Si la récolte de signatures plus traditionnelle est souvent le fait de militants qui donnent de leur temps à la cause, on sait qu’il existe aussi des chasseurs de signatures mercenaires, payés à la pièce. Mais il y a tout le travail en amont et en aval, de l’impression des feuilles à leur dépôt à la Chancellerie fédérale. D’expérience, le politologue estime que réunir (en 18 mois) les 100’000 signatures nécessaires pour une initiative peut facilement coûter entre 500’000 et un million de francs. Soit 5 à 10 francs la signature.

wecollect promet donc de casser nettement les prix. La feuille de signatures qui sort de votre imprimante porte un timbre, vendu à 53 centimes à partir d’une certaine quantité, et payé par les promoteurs de l’initiative. On n’en déduira pas pour autant que la collecte de 100’000 paraphes coûtera au plus 53’000 francs. Car là aussi, il y a des frais annexes. Pourtant, Daniel Graf est convaincu qu’à terme, on pourra faire descendre le coût d’une signature en-dessous d’un franc.

De prime abord, tout ceci semble positif pour la démocratie directe. En facilitant l’accès à ses instruments, internet ne peut que la rendre plus dynamique et plus vivante. Mais il y a des risques, que Lukas Golder voit dans le contexte plus large d’accélération des processus politiques.

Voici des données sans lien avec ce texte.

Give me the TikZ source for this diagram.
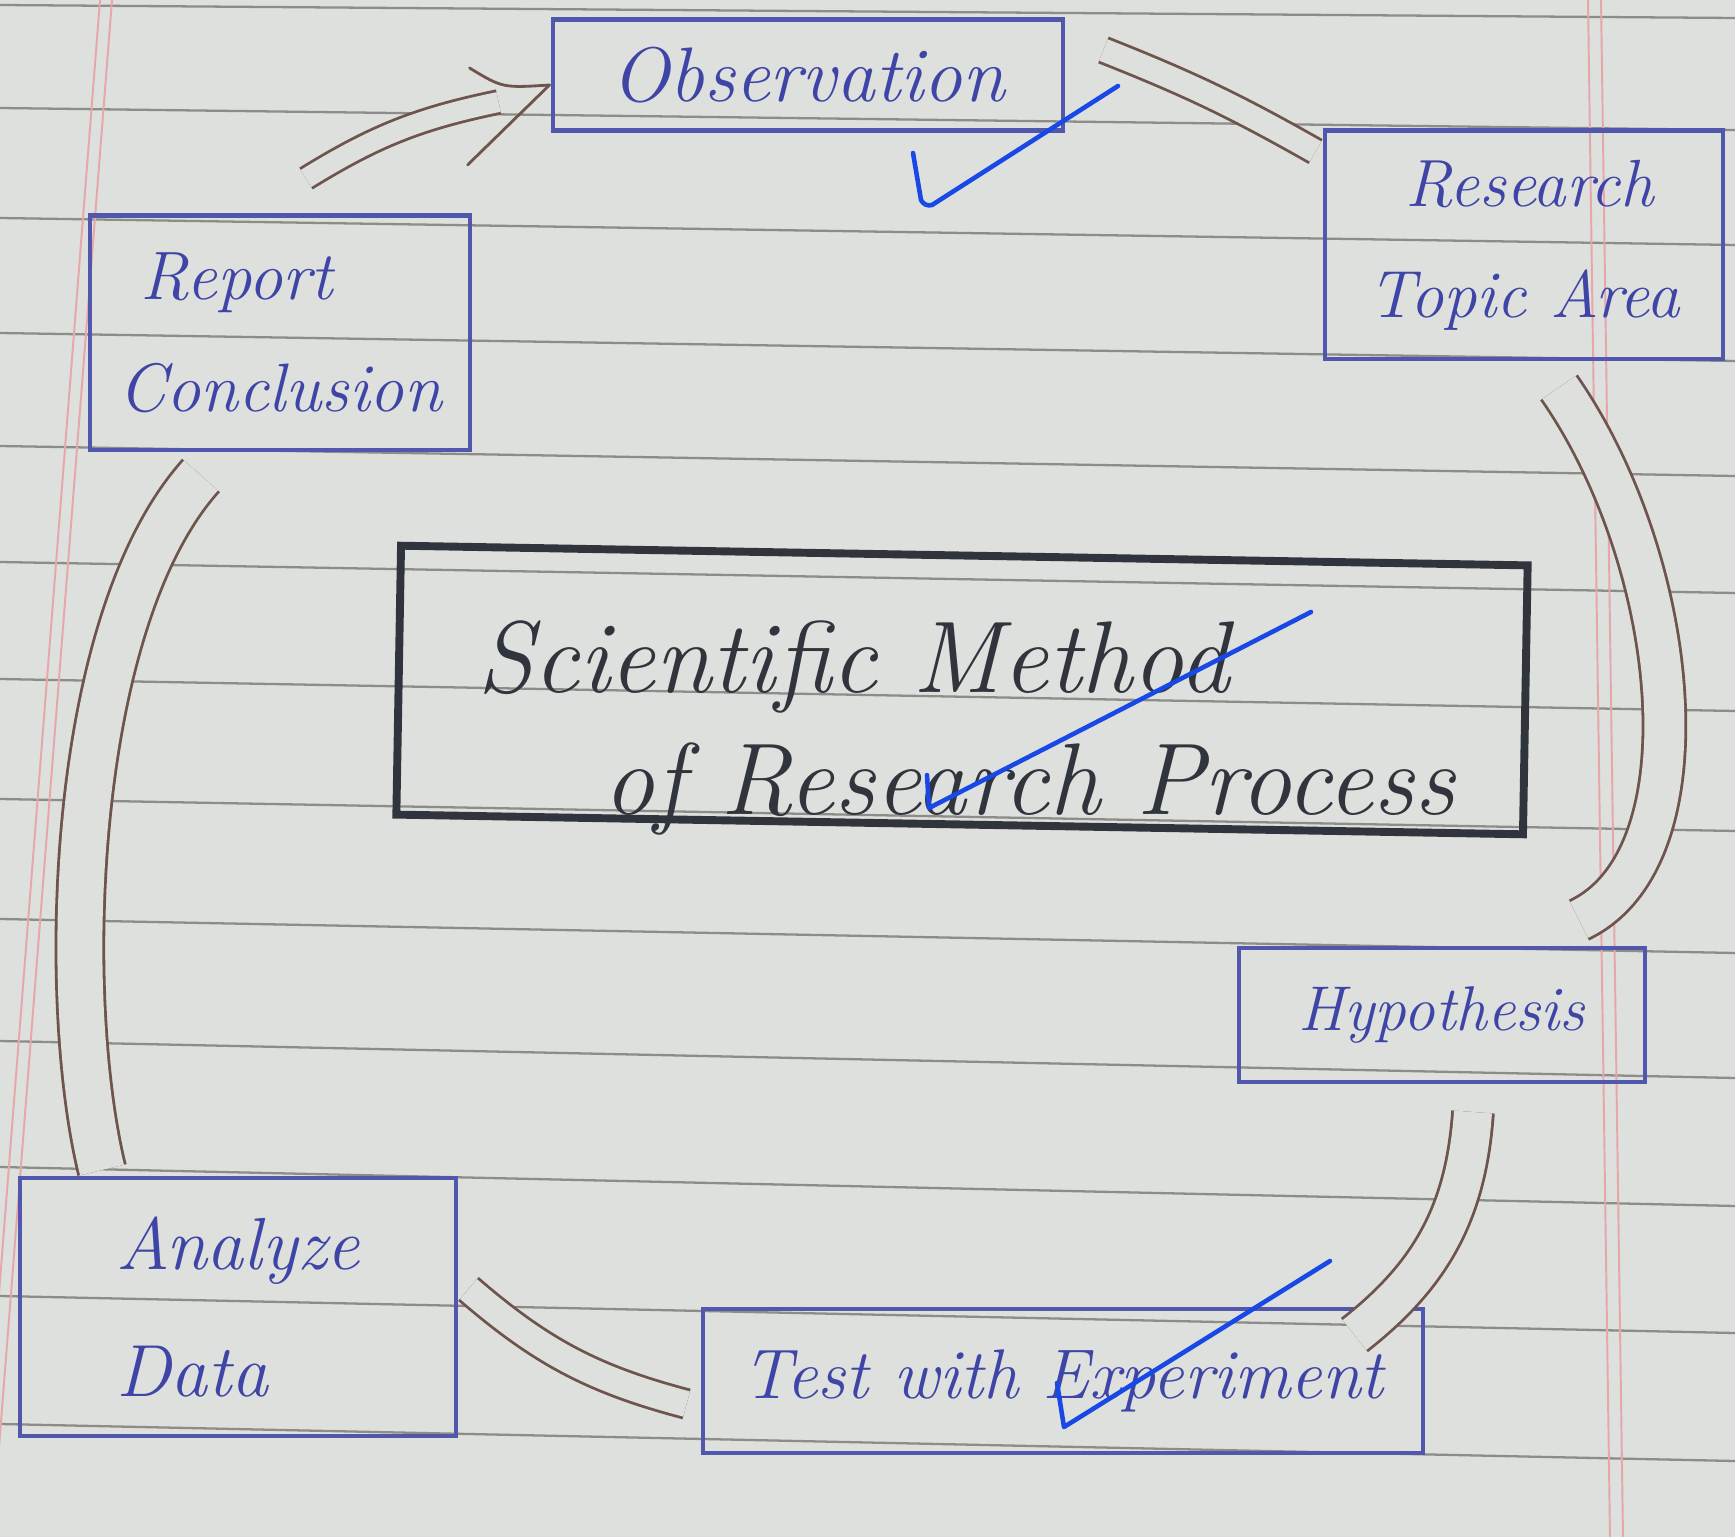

«On a déjà vu cette évolution depuis les années où la télévision régnait en maître, note le politologue: plus les médias deviennent rapides, plus la politique doit réagir vite. Or la politique en Suisse n’a généralement pas une grande vitesse de réaction, elle vit plutôt de la recherche du compromis, qui peut prendre des années». .

«Et avec un outil comme wecollect, on entre encore dans une nouvelle dimension, poursuit Lukas Golder. Parce que s’il devient très facile et peu coûteux de réunir des signatures, on verra une nouvelle accélération, avec le risque de voir arriver soit des sujets bagatelle, soit des textes pas trop élaborés, où on n’a pas eu le temps de penser à toutes les éventualités». Sans compter que des initiatives trop nombreuses finiraient par rendre la politique illisible, tant pour les citoyens que pour les médias, dont le rôle d’explication et de mise en perspective demeure malgré tout central.

Quoi qu’il en soit, l’expérience n’en est qu’à ses débuts et Lukas Golder se réjouit avant tout d’en suivre l’évolution, sans a priori. «C’est d’abord un moyen de faire monter l’intérêt pour la politique. Et avec le système de milice que nous avons, surtout au niveau des communes, qui est le plus proche du citoyen, ce sera une évolution très importante pour notre pays».